When it comes to the question of Russian military intervention, it even irked the United States, and they wanted to understand the situation better. On recent Kazakh conundrum, Secretary of State, Antony Blinken said: ‘One lesson in recent history is that once Russians are in your house, it’s sometimes very difficult to get them to leave.’
The fragility of Kazakh politics can be measured by reflecting upon how quickly a possible power struggle morphed into mayhem on the streets. It also shows how really brittle Kazakhstan is, beneath the shiny surface of wealthy, cosmopolitan cities like Almaty. The country is now becoming as repressive as most in a region dominated by brutal strongmen: the former dictator of neighbouring Uzbekistan, Islam Karimov, was accused of boiling his critics in vats of oil and having hundreds of protesters massacred in the town of Andijan in 2005. Kazakhstan’s political development is stunted by twenty years of authoritarian rule, and the citizens are still having a cold shoulder about the kleptocratic elite who instead of listening to their everyday problems, preferred to pour billions of dollars into construction of a new city, named Nursultan, in the honour of the former president.
Infact, this kind of discontent has happened before. When police killed at least fourteen people (and maybe dozens more) in Zhanaozen in the midst of an oil workers’ strike in 2011, that tragic event was the biggest blot on the history of independent Kazakhstan, until the new protests emerged in 2022.
Kazakhstan has traditionally balanced ties among Russia, China and the West. For Russia, the operation provided an opportunity to expand its influence in Kazakhstan and in the region. The operation also has strengthened Russia’s hand going into talks with the United States on Ukraine.

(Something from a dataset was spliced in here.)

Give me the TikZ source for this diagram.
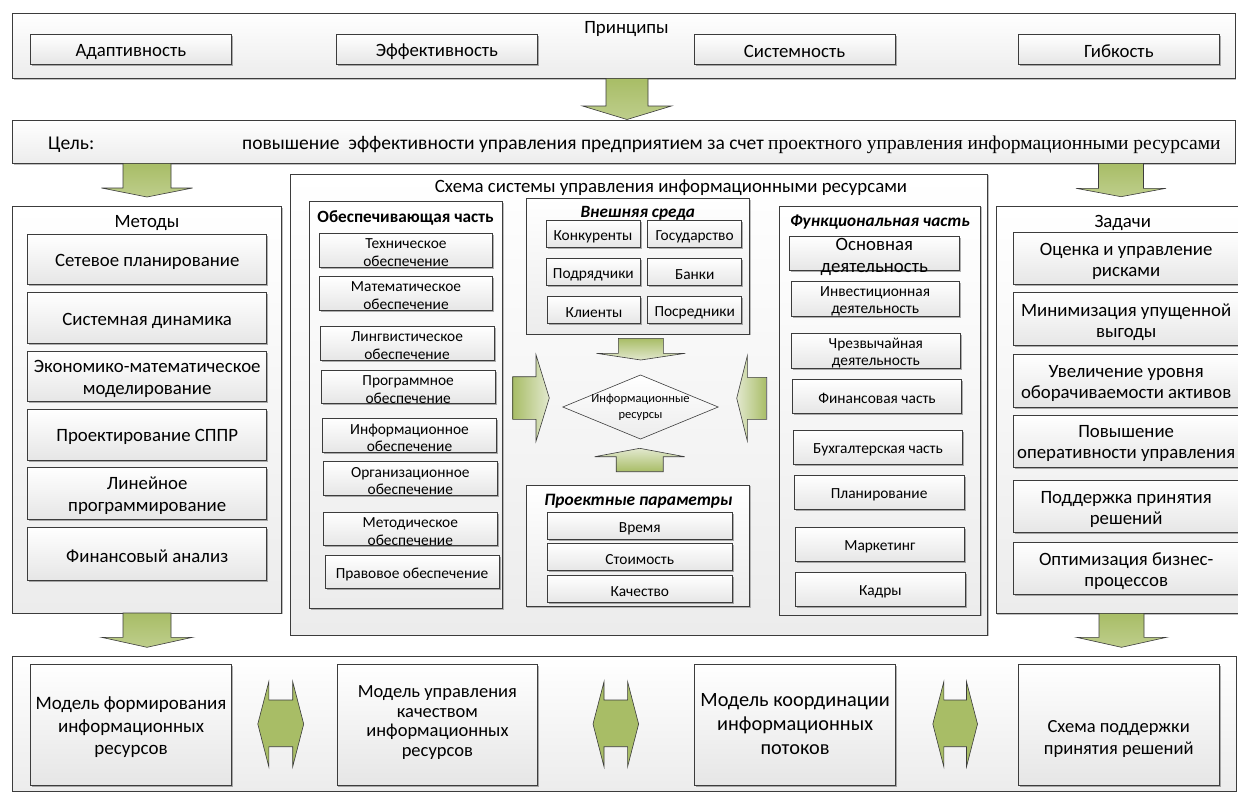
\documentclass[tikz,border=0pt]{standalone}
\usepackage{fontspec}
\setmainfont{Carlito}
\newfontfamily\serifrm{Liberation Serif}
\usetikzlibrary{fit,shadows,shapes.geometric}
\definecolor{bd}{RGB}{60,60,60}
\definecolor{olive}{RGB}{168,189,102}
\definecolor{olivel}{RGB}{190,206,140}
\definecolor{olivevl}{RGB}{226,232,206}
\definecolor{gfill}{RGB}{230,230,230}
\definecolor{gfill2}{RGB}{236,236,236}
\newcommand\fsz[2]{\fontsize{#1}{#2}\selectfont}
\newcommand\bb[6]{\node[#1, fit={(#3,#4) (#5,#6)}] (#2) {};}
\newcommand\bx[8]{\bb{#1}{#3}{#4}{#5}{#6}{#7}\node[#2] (#3t) at (#3.center) {#8};}
\newcommand\varrow[7]{\draw[#7] (#1-#5,#2) -- (#1+#5,#2) -- (#1+#5,#3) -- (#1+#6,#3) -- (#1,#4) -- (#1-#6,#3) -- (#1-#5,#3) -- cycle;}
\newcommand\harrow[7]{\draw[#7] (#2,#1-#5) -- (#3,#1-#5) -- (#3,#1-#6) -- (#4,#1) -- (#3,#1+#6) -- (#3,#1+#5) -- (#2,#1+#5) -- cycle;}
\newcommand\dblarrow[2]{\draw[arr, fill=olive] (#1,724) -- (#1+11,681.7) -- (#1+11,700) -- (#2-11,700) -- (#2-11,681.7) -- (#2,724) -- (#2-11,766.7) -- (#2-11,746.7) -- (#1+11,746.7) -- (#1+11,766.7) -- cycle;}
\tikzset{
  outer/.style={draw=bd, line width=0.8pt, inner sep=0pt, top color=white, bottom color=gfill2,
    drop shadow={shadow xshift=1.3pt, shadow yshift=-1.3pt, fill=black, opacity=0.25}},
  ibox/.style={draw=bd, line width=0.8pt, inner sep=0pt, top color=white, bottom color=gfill,
    drop shadow={shadow xshift=1.5pt, shadow yshift=-1.5pt, fill=black, opacity=0.3}},
  txt/.style={align=center, inner sep=0pt, text=black, yshift=-2.5pt},
  t18/.style={txt, font=\fsz{18.8}{22}},
  t19/.style={txt, font=\fsz{19}{22.5}},
  tgoal/.style={txt, font=\fsz{19.5}{23}},
  t20/.style={txt, font=\fsz{18.8}{21}},
  t21/.style={txt, font=\fsz{20.3}{24}},
  t15/.style={txt, font=\fsz{15.4}{17.5}},
  t13/.style={txt, font=\fsz{12.5}{15.5}},
  bt15/.style={txt, font=\bfseries\fsz{17.2}{19}},
  bi15/.style={txt, font=\bfseries\itshape\fsz{17.2}{19}},
  bi16/.style={txt, font=\bfseries\itshape\fsz{17.4}{19}},
  arr/.style={draw=bd, line width=0.6pt},
}
\begin{document}
\begin{tikzpicture}[x=1pt,y=-1pt]
\useasboundingbox (0,0) rectangle (1238,792);
\fill[white] (0,0) rectangle (1238,792);
% Principles
\bb{outer}{princ}{12.7}{13.3}{1235}{78.3}
\node[t18] (princt) at (626.5,27) {Принципы};
\bx{ibox}{t18}{p1}{30}{34.3}{231.7}{64}{Адаптивность}
\bx{ibox}{t18}{p2}{336}{34.3}{537.8}{64}{Эффективность}
\bx{ibox}{t18}{p3}{694}{34.3}{895}{64}{Системность}
\bx{ibox}{t18}{p4}{1018}{34.3}{1219.7}{64}{Гибкость}
% Goal
\bb{outer}{goal}{12.7}{120}{1235}{163.3}
\node[tgoal, anchor=west] (goall) at (48,142) {Цель:};
\node[tgoal, anchor=west] (goalt) at (242,142) {повышение\ \ эффективности управления предприятием за счет {\serifrm проектного управления информационными ресурсами}};
% arrows top
\varrow{627}{78.3}{106}{119.5}{21}{44.5}{arr, top color=olive, bottom color=olivel}
\varrow{147}{163.3}{188}{197}{24}{45.5}{arr, top color=olive, bottom color=olivel}
\varrow{1121}{163.3}{188.3}{196.7}{22.5}{45}{arr, top color=olive, bottom color=olivel}
% Methods
\bb{outer}{meth}{12.7}{206.5}{281.7}{613}
\node[t18] (metht) at (147,221) {Методы};
\bx{ibox}{t18}{m1}{27.7}{234.5}{266.7}{284}{Сетевое планирование}
\bx{ibox}{t18}{m2}{27.7}{292.7}{266.7}{343.3}{Системная динамика}
\bx{ibox}{t18}{m3}{27.7}{351.7}{266.7}{401}{Экономико-математическое\\моделирование}
\bx{ibox}{t18}{m4}{27.7}{409.3}{266.7}{460}{Проектирование СППР}
\bx{ibox}{t18}{m5}{27.7}{467.3}{266.7}{519.3}{Линейное\\программирование}
\bx{ibox}{t18}{m6}{27.7}{527.3}{266.7}{580}{Финансовый анализ}
% Tasks
\bb{outer}{task}{996}{206.7}{1250}{613.3}
\node[t18] (taskt) at (1122.7,220.7) {Задачи};
\bx{ibox}{t20}{z1}{1013.3}{232.7}{1239}{284.3}{Оценка и управление\\рисками}
\bx{ibox}{t20}{z2}{1013.3}{292.7}{1239}{345.7}{Минимизация упущенной\\выгоды}
\bx{ibox}{t20}{z3}{1013.3}{354}{1239}{407.3}{Увеличение уровня\\оборачиваемости активов}
\bx{ibox}{t20}{z4}{1013.3}{415}{1239}{467.3}{Повышение\\оперативности управления}
\bx{ibox}{t20}{z5}{1013.3}{480.7}{1239}{532.7}{Поддержка принятия\\решений}
\bx{ibox}{t20}{z6}{1013.3}{542.7}{1239}{594}{Оптимизация бизнес-\\процессов}
% Schema
\bb{outer}{sch}{290}{174}{987.7}{635}
\node[t18] (scht) at (671,185) {Схема системы управления информационными ресурсами};
% Supporting part
\bb{outer}{ob}{309.3}{201.7}{502.7}{608.3}
\node[bt15] (obt) at (405.5,215) {Обеспечивающая часть};
\bx{ibox}{t15}{o1}{319.3}{233.3}{492.7}{267.3}{Техническое\\обеспечение}
\bx{ibox}{t15}{o2}{319.3}{276.7}{492.7}{310}{Математическое\\обеспечение}
\bx{ibox}{t15}{o3}{320}{326.7}{494}{360}{Лингвистическое\\обеспечение}
\bx{ibox}{t15}{o4}{321.3}{370.7}{495}{403.3}{Программное\\обеспечение}
\bx{ibox}{t15}{o5}{322.3}{418.3}{496.7}{452.3}{Информационное\\обеспечение}
\bx{ibox}{t15}{o6}{323.3}{461.7}{497.3}{495}{Организационное\\обеспечение}
\bx{ibox}{t15}{o7}{323.3}{512.3}{497.3}{545.7}{Методическое\\обеспечение}
\bx{ibox}{t15}{o8}{325}{555.7}{499}{588.3}{Правовое обеспечение}
% External environment
\bb{outer}{ext}{526}{198.3}{749.3}{334}
\node[bi15] (extt) at (637.7,211) {Внешняя среда};
\bx{ibox}{t15}{e1}{546}{220.7}{640}{247.3}{Конкуренты}
\bx{ibox}{t15}{e2}{647.7}{220.7}{741.7}{247.3}{Государство}
\bx{ibox}{t15}{e3}{546}{258.3}{640.7}{285.7}{Подрядчики}
\bx{ibox}{t15}{e4}{647.7}{258.3}{741.7}{285.7}{Банки}
\bx{ibox}{t15}{e5}{547.3}{296.7}{640.7}{323.3}{Клиенты}
\bx{ibox}{t15}{e6}{647.7}{296.7}{741.7}{323.3}{Посредники}
% Project parameters
\bb{outer}{prj}{526}{485}{749.3}{606.7}
\node[bi16] (prjt) at (638.5,498.3) {Проектные параметры};
\bx{ibox}{t15}{r1}{547.3}{512.3}{732.3}{539.3}{Время}
\bx{ibox}{t15}{r2}{547.3}{543.3}{732.3}{570.7}{Стоимость}
\bx{ibox}{t15}{r3}{547.3}{575}{732.3}{602.7}{Качество}
% Functional part
\bb{outer}{fn}{779.3}{206}{980.7}{615}
\node[bi15] (fnt) at (880,219.3) {Функциональная часть};
\bb{ibox}{f1}{789.3}{236}{959.3}{270.7}
\node[t18] (f1t) at (874.3,254) {Основная\\деятельность};
\bx{ibox}{t15}{f2}{791}{281}{959.3}{316.7}{Инвестиционная\\деятельность}
\bx{ibox}{t15}{f3}{791}{333.3}{960.7}{368.3}{Чрезвычайная\\деятельность}
\bx{ibox}{t15}{f4}{792.3}{379}{961.7}{413.3}{Финансовая часть}
\bx{ibox}{t15}{f5}{793.3}{430}{962.7}{464}{Бухгалтерская часть}
\bx{ibox}{t15}{f6}{794.3}{475}{964}{509.3}{Планирование}
\bx{ibox}{t15}{f7}{795.7}{527.3}{964}{561.7}{Маркетинг}
\bx{ibox}{t15}{f8}{795.7}{572.7}{965}{606.7}{Кадры}
% Information resources
\node[diamond, draw=bd, line width=0.6pt, top color=white, bottom color=gfill2, minimum width=155.6pt, minimum height=64.3pt, inner sep=0pt] (ir) at (640.5,407) {};
\node[t13] (irt) at (640.5,405) {Информационные\\ресурсы};
\varrow{640.8}{338.3}{353.3}{360}{22.5}{44.5}{arr, top color=olive, bottom color=olivevl}
\varrow{639.7}{471.7}{456.7}{448.3}{23.5}{45}{arr, top color=olivevl, bottom color=olive}
\harrow{398}{512.7}{536}{549.3}{21.3}{43.3}{arr, left color=olive, right color=olivevl}
\harrow{398.3}{766.7}{747.3}{736.7}{21}{42.5}{arr, left color=olivevl, right color=olive}
% arrows down to bottom
\varrow{147}{613}{637.3}{647.3}{24}{45.5}{arr, top color=olive, bottom color=olivel}
\varrow{1121.5}{613.3}{637.3}{647.3}{22.5}{45}{arr, top color=olive, bottom color=olivel}
% Bottom
\bb{outer}{bot}{12.7}{656}{1236}{791}
\bx{ibox}{t19}{b1}{30.8}{664.3}{231.3}{785}{Модель формирования\\информационных\\ресурсов}
\bb{ibox}{b2}{336.9}{664.3}{537.8}{785}
\node[txt, font=\fsz{18.5}{19.5}] (b2t) at (437.4,720) {Модель управления\\качеством\\информационных\\ресурсов};
\bb{ibox}{b3}{694.4}{664.3}{895.8}{785}
\node[t21] (b3t) at (795.1,722) {Модель координации\\информационных\\потоков};
\bb{ibox}{b4}{1018.2}{664.3}{1219.2}{785}
\node[txt, font=\fsz{18.5}{22}] (b4t) at (1118.7,736) {Схема поддержки\\принятия решений};
\dblarrow{257.8}{303.7}
\dblarrow{593}{638.6}
\dblarrow{932.8}{977.5}
\end{tikzpicture}
\end{document}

According to an Oped in Foreign Affairs by Nargis Kassenova, Tokayev has insisted on the direction of socioeconomic reforms, after the recent unrest. They seem to be already well defined. Tokayev wants to build a modern welfare state. In his address to the parliament on January 11, 2022, he acknowledged the problematic distribution of wealth in the country, and how the benefits of economic growth have fell to a narrow class. He criticized government agencies for hardship in Kazakhstan, masking ‘the real situation with terms like productive self-employed, informal employment’ and leaving many people ‘in a state of unemployment and social insecurity.’ He called for ‘a qualitative renewal of social and labour policies.’ These reforms suggest that Tokayev has been paying attention to the demands of the street. It also reflects a growing international trend that is away from free-market economics, and tilts towards improved social welfare protections.
Optimists hope that Tokayev will expunge the most abominable elements of the Nazarbayev era. Nevertheless, the political system remains fundamentally the same. Tokayev has, in the past, signaled that he wants to improve channels of communication and trust between the state and the people, but such rhetoric has so far proved to be merely talk.